You could learn to make a chair by trial and error or by watching an
older craftsman at work. The master
craftsman could make a sample and communicate what he or she is doing by asking
for the ‘spiky, cutting thing’ or describing a mortise and tenon joint as ‘how
one piece of wood slots snugly into another usually at an angle of ninety degrees’,
but, in a way, this is just a renaming of two commonly-used ideas: saw and mortise and tenon joint. Teaching
carpentry includes naming the tools, techniques and how to avoid embarrassing or
dangerous mistakes. But if it stopped
there, it wouldn't be a successful course of study. A successful teacher would encourage the student
to explore how to use his or her imagination in the application of the techniques they've learnt.
Those primary teachers of a certain age, who went through the school
system at a time when grammar wasn't taught explicitly, have had to resort to
the ‘spiky, cutting thing’ technique of teaching the rules of English. Not knowing the terminology, wary of entering
the apparently esoteric world of grammar, or possibly discouraged to do so
because it was seen to stifle creativity, they invented their own
concepts. They resorted to other
strategies when communicating to pupils, parents and other teachers.

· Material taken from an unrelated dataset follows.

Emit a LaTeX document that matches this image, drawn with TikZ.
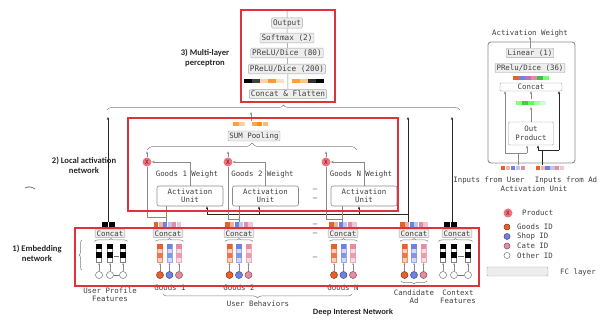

So, instead of conjunctions, relative pronouns and adverbs used in particular
cases, teachers coined the term connective. Adverbial phrases at the start of a sentence
are described as openers. Words may have been described very helpfully
in terms of their functions: naming
words, doing and being words, describing words in place of nouns, verbs and adjectives, often without progression on to more precise
terms. In practice, this can work
reasonably well. It certainly contains
the essential idea that the role of a word in a sentence is important. But you can see its lack of precision and
potential for confusion: verbs are very descriptive, adverbs can describe a
verb, an adjective or another adverb.
Similarly, I've heard many teachers explain the use of a comma in terms
of its being a place where you take a breath when reading a sentence. That’s fine for reading, but that’s not why
they’re there, and doesn’t help the writer; for example: “When it saw the dog
our – breath – cat Lucy jumped up – breath – the tree and stayed there for the – breath – whole day.”
This suggests there is a need for grammar terminology as a shared
language in which teacher and student can discuss and evaluate the student’s
work. It isn’t necessary to pile it on
to children before they can cope with it, but they do cope well with a range of
concepts in other subjects. They are
used to talking, for example, about gravity, evaporation and habitat in
science; meander, coastal erosion and magma in geography; pitch, volume and
dynamics in music, and so on. Part and
parcel of our teaching any subject is the introduction of relevant concepts as
we go along. Why make an exception for a
language about language? As I said, the
grammar that is taught will necessarily have to be tailored to the needs of the
children. It may not be important to
teach the difference between, say, dependent and independent clauses, or talk
about copular verbs; but it’s useful to know the function of words in sentences
and how those functions plus punctuation is essential to meaning.
This doesn’t mean that the teaching of English has to be dry and
humourless. Including examples of the fun
you can have with English help to stop your junior school class using their
rulers to saw their rubbers in half.
Getting them to discuss the ambiguities of My dog smells better than me or If
you think any of our waiters are rude, you ought to see the manager will
introduce the kind of detached playfulness that is part of creative writing.